Nada explica o mistério que me sustenta.”“No fim da quaresma vou rezar assim:
pela vossa dolorosíssima paixão,
aceita meu sacrifício,
levantar-me, pegar lápis, papel
e palavras que possam dar ao horrível da vida
uma porção de alegria.”“Eu estava na cruz, mas era doce,
era Deus que doía em mim.”“Não se faz poesia apenas com palavras;
poemas, sim, mas quem precisa deles?”
Ficha técnica:
Título: O jardim das oliveiras
Autora: Adélia Prado
Editora: Record, 144 pgs
Preço: R$ 59,90
Fotos: divulgação
6 Comentários
Sueli Zola
outubro 20, 2025 @ 15:36
Maurício, que linda sua resenha!
Se eu já estava querendo ler O Jardim das Oliveiras, agora quero ainda mais ter diante de meus olhos “palavras que possam dar ao horrível da vida
uma porção de alegria.”
Viva a poesia!
Maurício Mellone
outubro 20, 2025 @ 18:11
Sueli:
Fico feliz de ter te aguçado a vontade de ler a nossa querida Adélia.

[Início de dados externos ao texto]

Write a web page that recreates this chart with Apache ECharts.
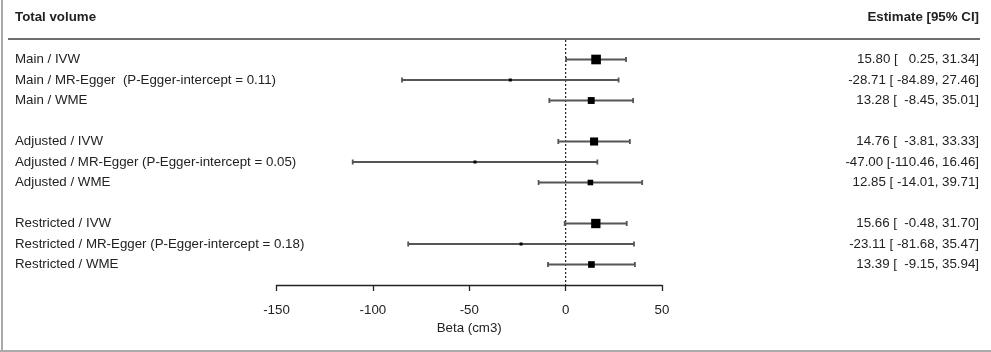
<!DOCTYPE html>
<html>
<head>
<meta charset="utf-8">
<script src="https://cdn.jsdelivr.net/npm/echarts@6/dist/echarts.min.js"></script>
<style>
  html, body { margin: 0; padding: 0; background: #fff; }
  #main { width: 991px; height: 352px; }
</style>
</head>
<body>
<div id="main"></div>
<script>
// rows, top to bottom ('' = spacer row)
var labels = [
  'Main / IVW',
  'Main / MR-Egger  (P-Egger-intercept = 0.11)',
  'Main / WME',
  '',
  'Adjusted / IVW',
  'Adjusted / MR-Egger (P-Egger-intercept = 0.05)',
  'Adjusted / WME',
  '',
  'Restricted / IVW',
  'Restricted / MR-Egger (P-Egger-intercept = 0.18)',
  'Restricted / WME'
];
var estimate = [15.80, -28.71, 13.28, null, 14.76, -47.00, 12.85, null, 15.66, -23.11, 13.39];
var lower = [0.25, -84.89, -8.45, null, -3.81, -110.46, -14.01, null, -0.48, -81.68, -9.15];
var upper = [31.34, 27.46, 35.01, null, 33.33, 16.46, 39.71, null, 31.70, 35.47, 35.94];
var xTicks = [-150, 50, 50]; // min, max, interval

var font = '"Liberation Sans", Arial, sans-serif';
var fs = 13.3;
var textColor = '#222';

// right column text built from the numbers
var estText = estimate.map(function (e, i) {
  if (e == null) return '';
  return e.toFixed(2) + ' [' + lower[i].toFixed(2).padStart(7, ' ') + ', ' + upper[i].toFixed(2) + ']';
});

var ciData = [];
var ptData = [];
estimate.forEach(function (e, i) {
  if (e == null) return;
  ciData.push([lower[i], upper[i], i]);
  // box size ~ inverse of CI width (precision)
  ptData.push({ value: [e, i], symbolSize: Math.max(3, 300 / (upper[i] - lower[i])) });
});

var myChart = echarts.init(document.getElementById('main'));

var option = {
  backgroundColor: '#fff',
  animation: false,
  textStyle: { fontFamily: font },
  grid: { left: 276.5, right: 329, top: 49.25, bottom: 77.25 },
  xAxis: {
    type: 'value',
    min: xTicks[0], max: xTicks[1], interval: xTicks[2],
    offset: 10.25,
    splitLine: { show: false },
    axisLine: { show: true, onZero: false, lineStyle: { color: '#222', width: 1.3 } },
    axisTick: { show: true, length: 6, lineStyle: { color: '#222', width: 1.3 } },
    axisLabel: { color: textColor, fontSize: fs, margin: 19, fontFamily: font },
    name: 'Beta (cm3)',
    nameLocation: 'middle',
    nameGap: 35,
    nameTextStyle: { color: textColor, fontSize: fs, fontFamily: font }
  },
  yAxis: [{
    type: 'category',
    data: labels,
    inverse: true,
    position: 'left',
    axisLine: { show: false },
    axisTick: { show: false },
    splitLine: { show: false },
    axisLabel: { align: 'left', margin: 261.5, color: textColor, fontSize: fs, fontFamily: font, interval: 0 }
  }, {
    type: 'category',
    data: estText,
    inverse: true,
    position: 'right',
    axisLine: { show: false },
    axisTick: { show: false },
    splitLine: { show: false },
    axisLabel: { align: 'right', margin: 317, color: textColor, fontSize: fs, fontFamily: font, interval: 0 }
  }],
  graphic: [
    { type: 'text', left: 15, top: 11, style: { text: 'Total volume', font: 'bold ' + fs + 'px ' + font, fill: textColor } },
    { type: 'text', right: 12, top: 11, style: { text: 'Estimate [95% CI]', font: 'bold ' + fs + 'px ' + font, fill: textColor } },
    { type: 'line', shape: { x1: 8, y1: 39, x2: 980, y2: 39 }, style: { stroke: '#6e6e6e', lineWidth: 2 } },
    { type: 'line', shape: { x1: 2, y1: 0, x2: 2, y2: 352 }, style: { stroke: '#aaa', lineWidth: 2 } },
    { type: 'line', shape: { x1: 0, y1: 351, x2: 991, y2: 351 }, style: { stroke: '#aaa', lineWidth: 2 } }
  ],
  series: [
    {
      // reference line at zero
      type: 'custom',
      data: [[0]],
      silent: true,
      renderItem: function (params, api) {
        var x = api.coord([api.value(0), 0])[0];
        return {
          type: 'line',
          shape: { x1: x, y1: 40, x2: x, y2: 285 },
          style: { stroke: '#222', lineWidth: 1.2, lineDash: [2, 2] }
        };
      }
    },
    {
      type: 'custom',
      data: ciData,
      encode: { x: [0, 1], y: 2 },
      renderItem: function (params, api) {
        var a = api.coord([api.value(0), api.value(2)]);
        var b = api.coord([api.value(1), api.value(2)]);
        var st = { stroke: '#555', lineWidth: 1.8 };
        return {
          type: 'group',
          children: [
            { type: 'line', shape: { x1: a[0], y1: a[1], x2: b[0], y2: b[1] }, style: st },
            { type: 'line', shape: { x1: a[0], y1: a[1] - 2.5, x2: a[0], y2: a[1] + 2.5 }, style: st },
            { type: 'line', shape: { x1: b[0], y1: b[1] - 2.5, x2: b[0], y2: b[1] + 2.5 }, style: st }
          ]
        };
      }
    },
    {
      type: 'scatter',
      data: ptData,
      symbol: 'rect',
      itemStyle: { color: '#000', opacity: 1 },
      z: 5
    }
  ]
};

myChart.setOption(option);
</script>
</body>
</html>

Tenho certeza que irá adorar e ter “uma porção de alegria”
Beijos e obrigado pela visita, volte sempre!
Dinah Sales de Oliveira
outubro 17, 2025 @ 16:49
Maurício,
Muito boa sua resenha e os poemas que você ‘beliscou’ do livro da querida Adélia Prado!
Deve ter sido muito difícil mesmo escolher quais publicar.

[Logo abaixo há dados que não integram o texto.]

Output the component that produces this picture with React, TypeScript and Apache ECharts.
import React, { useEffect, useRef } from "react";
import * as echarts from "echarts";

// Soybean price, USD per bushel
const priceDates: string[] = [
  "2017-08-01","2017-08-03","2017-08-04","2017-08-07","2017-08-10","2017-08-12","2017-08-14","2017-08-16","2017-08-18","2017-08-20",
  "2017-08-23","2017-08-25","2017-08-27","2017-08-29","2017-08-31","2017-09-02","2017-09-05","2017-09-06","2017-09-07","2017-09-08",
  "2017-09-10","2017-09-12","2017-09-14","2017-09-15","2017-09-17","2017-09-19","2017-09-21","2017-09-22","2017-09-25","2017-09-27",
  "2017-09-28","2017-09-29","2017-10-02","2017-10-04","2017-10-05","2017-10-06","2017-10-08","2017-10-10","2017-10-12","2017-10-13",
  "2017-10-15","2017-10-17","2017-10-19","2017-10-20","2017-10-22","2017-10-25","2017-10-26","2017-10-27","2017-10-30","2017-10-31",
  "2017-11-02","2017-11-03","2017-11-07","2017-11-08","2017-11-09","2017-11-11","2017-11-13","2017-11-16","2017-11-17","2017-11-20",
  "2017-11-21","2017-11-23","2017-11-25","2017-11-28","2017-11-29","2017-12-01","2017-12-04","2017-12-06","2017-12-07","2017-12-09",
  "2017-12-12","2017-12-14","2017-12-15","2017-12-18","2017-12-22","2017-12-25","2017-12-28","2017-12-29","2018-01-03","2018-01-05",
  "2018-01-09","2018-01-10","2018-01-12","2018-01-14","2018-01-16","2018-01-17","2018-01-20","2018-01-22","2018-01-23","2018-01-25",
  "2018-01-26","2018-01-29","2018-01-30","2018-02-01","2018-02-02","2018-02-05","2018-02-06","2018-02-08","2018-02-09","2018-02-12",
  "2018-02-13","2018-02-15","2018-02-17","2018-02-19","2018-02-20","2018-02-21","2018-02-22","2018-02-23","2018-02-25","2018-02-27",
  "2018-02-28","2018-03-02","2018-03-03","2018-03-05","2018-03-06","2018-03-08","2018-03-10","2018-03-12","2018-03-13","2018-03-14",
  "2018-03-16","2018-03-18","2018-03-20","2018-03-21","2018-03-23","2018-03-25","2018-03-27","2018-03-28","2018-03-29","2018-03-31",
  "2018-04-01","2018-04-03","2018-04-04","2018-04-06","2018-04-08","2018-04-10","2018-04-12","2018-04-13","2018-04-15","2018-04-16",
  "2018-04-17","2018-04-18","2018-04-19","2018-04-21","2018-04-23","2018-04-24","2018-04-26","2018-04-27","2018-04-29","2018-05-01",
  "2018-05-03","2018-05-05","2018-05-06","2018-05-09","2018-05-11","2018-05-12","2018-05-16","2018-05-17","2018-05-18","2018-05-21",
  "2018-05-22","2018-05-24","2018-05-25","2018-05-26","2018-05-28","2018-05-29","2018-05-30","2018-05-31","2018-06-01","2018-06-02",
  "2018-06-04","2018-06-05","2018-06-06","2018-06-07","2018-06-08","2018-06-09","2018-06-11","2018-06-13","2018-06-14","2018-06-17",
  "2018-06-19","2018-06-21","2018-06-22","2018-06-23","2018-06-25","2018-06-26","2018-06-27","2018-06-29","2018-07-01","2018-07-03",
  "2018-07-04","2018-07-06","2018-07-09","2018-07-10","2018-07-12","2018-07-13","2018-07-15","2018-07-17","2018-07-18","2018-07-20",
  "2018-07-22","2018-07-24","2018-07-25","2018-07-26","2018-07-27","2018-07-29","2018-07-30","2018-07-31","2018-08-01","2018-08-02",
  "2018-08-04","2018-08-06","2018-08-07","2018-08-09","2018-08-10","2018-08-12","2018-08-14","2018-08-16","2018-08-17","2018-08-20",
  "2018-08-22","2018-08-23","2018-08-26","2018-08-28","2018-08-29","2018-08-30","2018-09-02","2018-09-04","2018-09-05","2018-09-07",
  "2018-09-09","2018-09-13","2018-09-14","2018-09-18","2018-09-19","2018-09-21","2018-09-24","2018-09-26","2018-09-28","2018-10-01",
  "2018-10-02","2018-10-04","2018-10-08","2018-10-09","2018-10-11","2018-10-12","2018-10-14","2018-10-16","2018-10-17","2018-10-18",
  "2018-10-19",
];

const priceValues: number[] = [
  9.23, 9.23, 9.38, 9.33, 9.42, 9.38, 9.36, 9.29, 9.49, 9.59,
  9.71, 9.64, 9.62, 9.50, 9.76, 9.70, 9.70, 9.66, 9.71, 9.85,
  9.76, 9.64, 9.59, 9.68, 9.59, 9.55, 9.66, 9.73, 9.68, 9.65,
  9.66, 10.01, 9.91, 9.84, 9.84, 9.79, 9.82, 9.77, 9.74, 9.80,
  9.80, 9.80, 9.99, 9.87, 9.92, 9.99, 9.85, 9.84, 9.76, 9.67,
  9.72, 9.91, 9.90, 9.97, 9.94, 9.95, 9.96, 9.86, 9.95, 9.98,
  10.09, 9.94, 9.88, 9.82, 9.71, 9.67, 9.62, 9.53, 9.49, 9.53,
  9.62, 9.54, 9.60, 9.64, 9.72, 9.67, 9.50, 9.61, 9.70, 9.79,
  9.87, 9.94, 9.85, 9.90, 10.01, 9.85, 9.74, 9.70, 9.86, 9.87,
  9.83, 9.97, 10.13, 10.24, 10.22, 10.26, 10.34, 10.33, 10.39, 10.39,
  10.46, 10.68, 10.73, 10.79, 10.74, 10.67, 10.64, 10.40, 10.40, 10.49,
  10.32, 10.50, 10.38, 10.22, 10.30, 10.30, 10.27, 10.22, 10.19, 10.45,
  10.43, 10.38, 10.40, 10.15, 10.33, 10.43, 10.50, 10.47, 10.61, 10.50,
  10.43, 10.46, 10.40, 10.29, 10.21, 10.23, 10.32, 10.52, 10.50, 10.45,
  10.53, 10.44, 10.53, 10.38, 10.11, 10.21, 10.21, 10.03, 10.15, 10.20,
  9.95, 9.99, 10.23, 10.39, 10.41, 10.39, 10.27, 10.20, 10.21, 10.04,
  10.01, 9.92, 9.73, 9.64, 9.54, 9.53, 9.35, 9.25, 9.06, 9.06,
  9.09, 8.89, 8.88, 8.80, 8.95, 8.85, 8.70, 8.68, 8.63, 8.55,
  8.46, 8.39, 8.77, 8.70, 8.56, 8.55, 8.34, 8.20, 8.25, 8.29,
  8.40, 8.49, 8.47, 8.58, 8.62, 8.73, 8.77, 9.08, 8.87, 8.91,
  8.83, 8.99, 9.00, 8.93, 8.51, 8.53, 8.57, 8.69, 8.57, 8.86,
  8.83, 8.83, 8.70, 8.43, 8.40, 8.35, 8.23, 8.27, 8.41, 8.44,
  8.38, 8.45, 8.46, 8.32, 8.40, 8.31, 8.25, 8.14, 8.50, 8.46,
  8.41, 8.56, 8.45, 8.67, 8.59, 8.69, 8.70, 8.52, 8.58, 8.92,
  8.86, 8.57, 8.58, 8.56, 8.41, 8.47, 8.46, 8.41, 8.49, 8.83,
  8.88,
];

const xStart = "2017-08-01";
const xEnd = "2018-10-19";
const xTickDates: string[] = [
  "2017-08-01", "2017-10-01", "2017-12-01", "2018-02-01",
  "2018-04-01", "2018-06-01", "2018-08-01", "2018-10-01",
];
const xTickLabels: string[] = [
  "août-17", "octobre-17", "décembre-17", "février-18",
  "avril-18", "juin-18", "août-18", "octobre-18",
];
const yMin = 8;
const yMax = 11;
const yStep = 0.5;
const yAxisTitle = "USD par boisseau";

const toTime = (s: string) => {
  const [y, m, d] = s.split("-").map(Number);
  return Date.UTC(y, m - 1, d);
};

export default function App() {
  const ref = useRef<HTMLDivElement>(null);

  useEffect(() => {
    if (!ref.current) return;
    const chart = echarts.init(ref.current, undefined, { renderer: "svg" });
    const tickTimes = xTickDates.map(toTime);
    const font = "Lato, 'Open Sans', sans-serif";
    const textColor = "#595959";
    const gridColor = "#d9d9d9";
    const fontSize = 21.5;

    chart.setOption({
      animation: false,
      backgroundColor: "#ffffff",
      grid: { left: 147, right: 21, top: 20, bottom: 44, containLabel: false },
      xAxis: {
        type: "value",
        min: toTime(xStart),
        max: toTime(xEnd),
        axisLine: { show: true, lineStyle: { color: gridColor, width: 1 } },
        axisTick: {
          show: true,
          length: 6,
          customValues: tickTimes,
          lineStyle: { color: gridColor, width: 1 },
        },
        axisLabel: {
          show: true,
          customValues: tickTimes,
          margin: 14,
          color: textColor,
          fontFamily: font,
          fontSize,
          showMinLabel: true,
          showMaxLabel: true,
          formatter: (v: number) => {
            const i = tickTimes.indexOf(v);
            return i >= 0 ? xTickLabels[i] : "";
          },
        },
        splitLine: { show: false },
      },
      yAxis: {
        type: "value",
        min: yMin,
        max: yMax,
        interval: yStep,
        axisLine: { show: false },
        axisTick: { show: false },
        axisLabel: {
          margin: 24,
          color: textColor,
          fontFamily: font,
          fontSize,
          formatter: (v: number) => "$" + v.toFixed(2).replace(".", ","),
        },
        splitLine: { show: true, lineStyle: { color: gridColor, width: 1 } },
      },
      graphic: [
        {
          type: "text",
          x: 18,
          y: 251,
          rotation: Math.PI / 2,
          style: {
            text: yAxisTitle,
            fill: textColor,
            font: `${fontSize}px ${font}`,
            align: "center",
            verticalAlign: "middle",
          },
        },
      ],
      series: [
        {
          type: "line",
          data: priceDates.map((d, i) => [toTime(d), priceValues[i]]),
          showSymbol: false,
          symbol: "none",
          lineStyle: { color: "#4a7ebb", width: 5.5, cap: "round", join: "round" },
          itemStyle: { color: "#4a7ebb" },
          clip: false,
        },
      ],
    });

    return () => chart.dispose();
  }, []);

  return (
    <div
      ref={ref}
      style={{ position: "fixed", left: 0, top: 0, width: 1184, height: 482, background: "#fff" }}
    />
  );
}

Ela tem uma concisão na escrita que me espanta e encanta.
“O amor é impressionista”. Bravo, Adélia Prado!
Vontade de ler o livro inteiro agora.
beijos,
Dinah
Maurício Mellone
outubro 19, 2025 @ 09:46
Dinah, querida:
Tenho certeza q vc vai se encantar
com o novo livro da grande Adélia!
Realmente, tive dificuldade em “beliscar” os
poemas, são 105 marailhosos!!!
Muito obrigado por sua presença constante por aqui.
Beijos
Adriana Bifulco
outubro 16, 2025 @ 17:26
Que delícia de resenha, quantos poemas incríveis! E isso é apenas uma pequena mostra do trabalho da Adélia Prado.

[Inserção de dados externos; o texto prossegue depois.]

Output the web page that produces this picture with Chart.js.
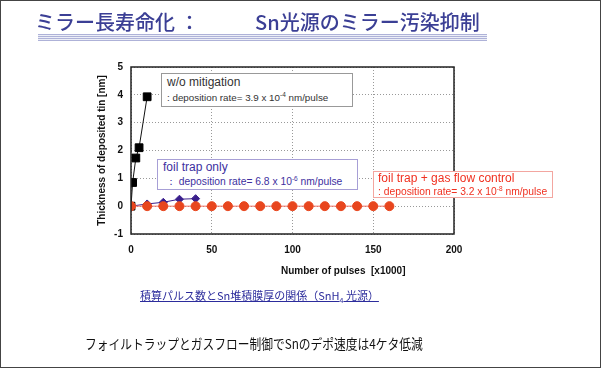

O que achei mais interessante é ela abordar tantos temas, sempre com tanta sutileza e, ao mesmo tempo, precisão.
Adorei, querido!
Maurício Mellone
outubro 16, 2025 @ 17:41
Adriana, querida:
Que maravilha q vc gostou.
A Adélia é encantadora: profunda e sensível!
Se puder, leia o livro, vc vai s encantar ainda mais
Muito obrigado pela visita, vc está sempre por aqui.